Give the listing again character for character, but drop the images.

— begin —

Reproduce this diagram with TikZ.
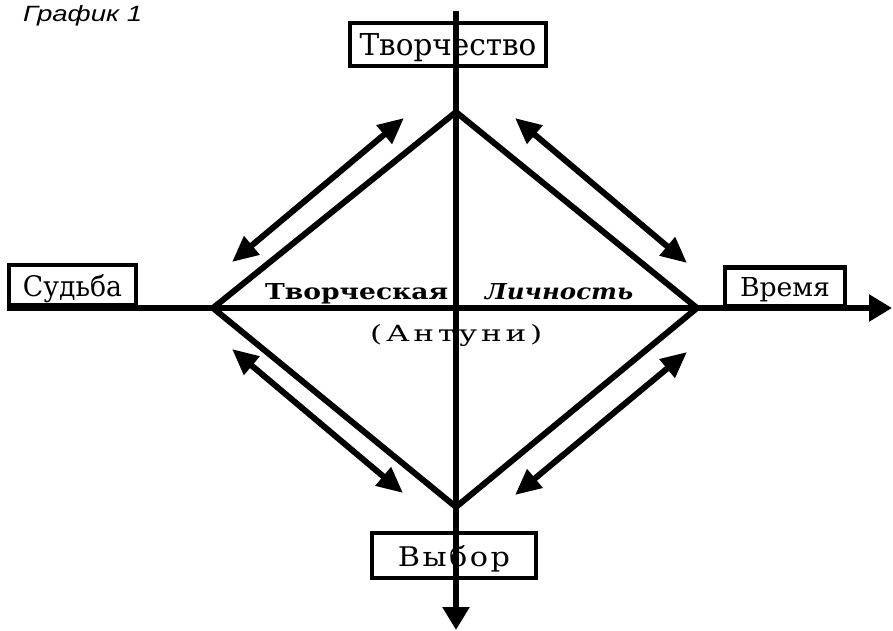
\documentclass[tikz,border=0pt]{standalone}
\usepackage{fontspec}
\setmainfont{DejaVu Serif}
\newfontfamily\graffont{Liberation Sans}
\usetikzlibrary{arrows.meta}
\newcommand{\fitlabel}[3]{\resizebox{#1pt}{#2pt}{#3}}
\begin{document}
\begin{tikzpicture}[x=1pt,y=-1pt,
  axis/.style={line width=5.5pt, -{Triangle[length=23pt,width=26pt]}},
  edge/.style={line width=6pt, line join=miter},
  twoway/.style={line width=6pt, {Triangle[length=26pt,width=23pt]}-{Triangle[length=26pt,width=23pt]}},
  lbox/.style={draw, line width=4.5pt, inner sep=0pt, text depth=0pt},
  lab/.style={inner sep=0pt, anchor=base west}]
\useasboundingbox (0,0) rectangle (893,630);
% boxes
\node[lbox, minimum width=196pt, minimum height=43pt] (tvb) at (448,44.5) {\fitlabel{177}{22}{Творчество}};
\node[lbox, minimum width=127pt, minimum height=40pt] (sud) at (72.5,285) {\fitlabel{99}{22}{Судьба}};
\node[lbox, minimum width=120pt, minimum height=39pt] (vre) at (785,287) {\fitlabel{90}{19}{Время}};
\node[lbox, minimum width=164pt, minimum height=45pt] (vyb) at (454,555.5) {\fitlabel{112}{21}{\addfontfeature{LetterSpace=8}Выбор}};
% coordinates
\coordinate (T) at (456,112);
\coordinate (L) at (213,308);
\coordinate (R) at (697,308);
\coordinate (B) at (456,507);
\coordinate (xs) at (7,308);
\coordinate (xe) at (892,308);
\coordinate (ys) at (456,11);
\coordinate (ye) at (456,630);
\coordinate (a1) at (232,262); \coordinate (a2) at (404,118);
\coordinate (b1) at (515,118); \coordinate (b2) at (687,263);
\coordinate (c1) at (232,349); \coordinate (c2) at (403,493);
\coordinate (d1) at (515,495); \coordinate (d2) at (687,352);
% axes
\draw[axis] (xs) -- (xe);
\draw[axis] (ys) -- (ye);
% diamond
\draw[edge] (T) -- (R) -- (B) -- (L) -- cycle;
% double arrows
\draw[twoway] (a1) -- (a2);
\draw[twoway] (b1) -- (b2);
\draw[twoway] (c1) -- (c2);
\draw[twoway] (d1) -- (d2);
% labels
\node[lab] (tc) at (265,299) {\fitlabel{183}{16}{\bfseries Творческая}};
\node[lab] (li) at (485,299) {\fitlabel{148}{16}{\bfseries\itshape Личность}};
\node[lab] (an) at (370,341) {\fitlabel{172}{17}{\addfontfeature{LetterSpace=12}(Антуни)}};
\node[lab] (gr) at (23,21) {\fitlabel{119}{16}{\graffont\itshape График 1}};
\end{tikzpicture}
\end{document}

— end —

§ **Correct output**
Reproduce this diagram with TikZ.
\documentclass[tikz,border=0pt]{standalone}
\usepackage{fontspec}
\setmainfont{DejaVu Serif}
\newfontfamily\graffont{Liberation Sans}
\usetikzlibrary{arrows.meta}
\newcommand{\fitlabel}[3]{\resizebox{#1pt}{#2pt}{#3}}
\begin{document}
\begin{tikzpicture}[x=1pt,y=-1pt,
  axis/.style={line width=5.5pt, -{Triangle[length=23pt,width=26pt]}},
  edge/.style={line width=6pt, line join=miter},
  twoway/.style={line width=6pt, {Triangle[length=26pt,width=23pt]}-{Triangle[length=26pt,width=23pt]}},
  lbox/.style={draw, line width=4.5pt, inner sep=0pt, text depth=0pt},
  lab/.style={inner sep=0pt, anchor=base west}]
\useasboundingbox (0,0) rectangle (893,630);
% boxes
\node[lbox, minimum width=196pt, minimum height=43pt] (tvb) at (448,44.5) {\fitlabel{177}{22}{Творчество}};
\node[lbox, minimum width=127pt, minimum height=40pt] (sud) at (72.5,285) {\fitlabel{99}{22}{Судьба}};
\node[lbox, minimum width=120pt, minimum height=39pt] (vre) at (785,287) {\fitlabel{90}{19}{Время}};
\node[lbox, minimum width=164pt, minimum height=45pt] (vyb) at (454,555.5) {\fitlabel{112}{21}{\addfontfeature{LetterSpace=8}Выбор}};
% coordinates
\coordinate (T) at (456,112);
\coordinate (L) at (213,308);
\coordinate (R) at (697,308);
\coordinate (B) at (456,507);
\coordinate (xs) at (7,308);
\coordinate (xe) at (892,308);
\coordinate (ys) at (456,11);
\coordinate (ye) at (456,630);
\coordinate (a1) at (232,262); \coordinate (a2) at (404,118);
\coordinate (b1) at (515,118); \coordinate (b2) at (687,263);
\coordinate (c1) at (232,349); \coordinate (c2) at (403,493);
\coordinate (d1) at (515,495); \coordinate (d2) at (687,352);
% axes
\draw[axis] (xs) -- (xe);
\draw[axis] (ys) -- (ye);
% diamond
\draw[edge] (T) -- (R) -- (B) -- (L) -- cycle;
% double arrows
\draw[twoway] (a1) -- (a2);
\draw[twoway] (b1) -- (b2);
\draw[twoway] (c1) -- (c2);
\draw[twoway] (d1) -- (d2);
% labels
\node[lab] (tc) at (265,299) {\fitlabel{183}{16}{\bfseries Творческая}};
\node[lab] (li) at (485,299) {\fitlabel{148}{16}{\bfseries\itshape Личность}};
\node[lab] (an) at (370,341) {\fitlabel{172}{17}{\addfontfeature{LetterSpace=12}(Антуни)}};
\node[lab] (gr) at (23,21) {\fitlabel{119}{16}{\graffont\itshape График 1}};
\end{tikzpicture}
\end{document}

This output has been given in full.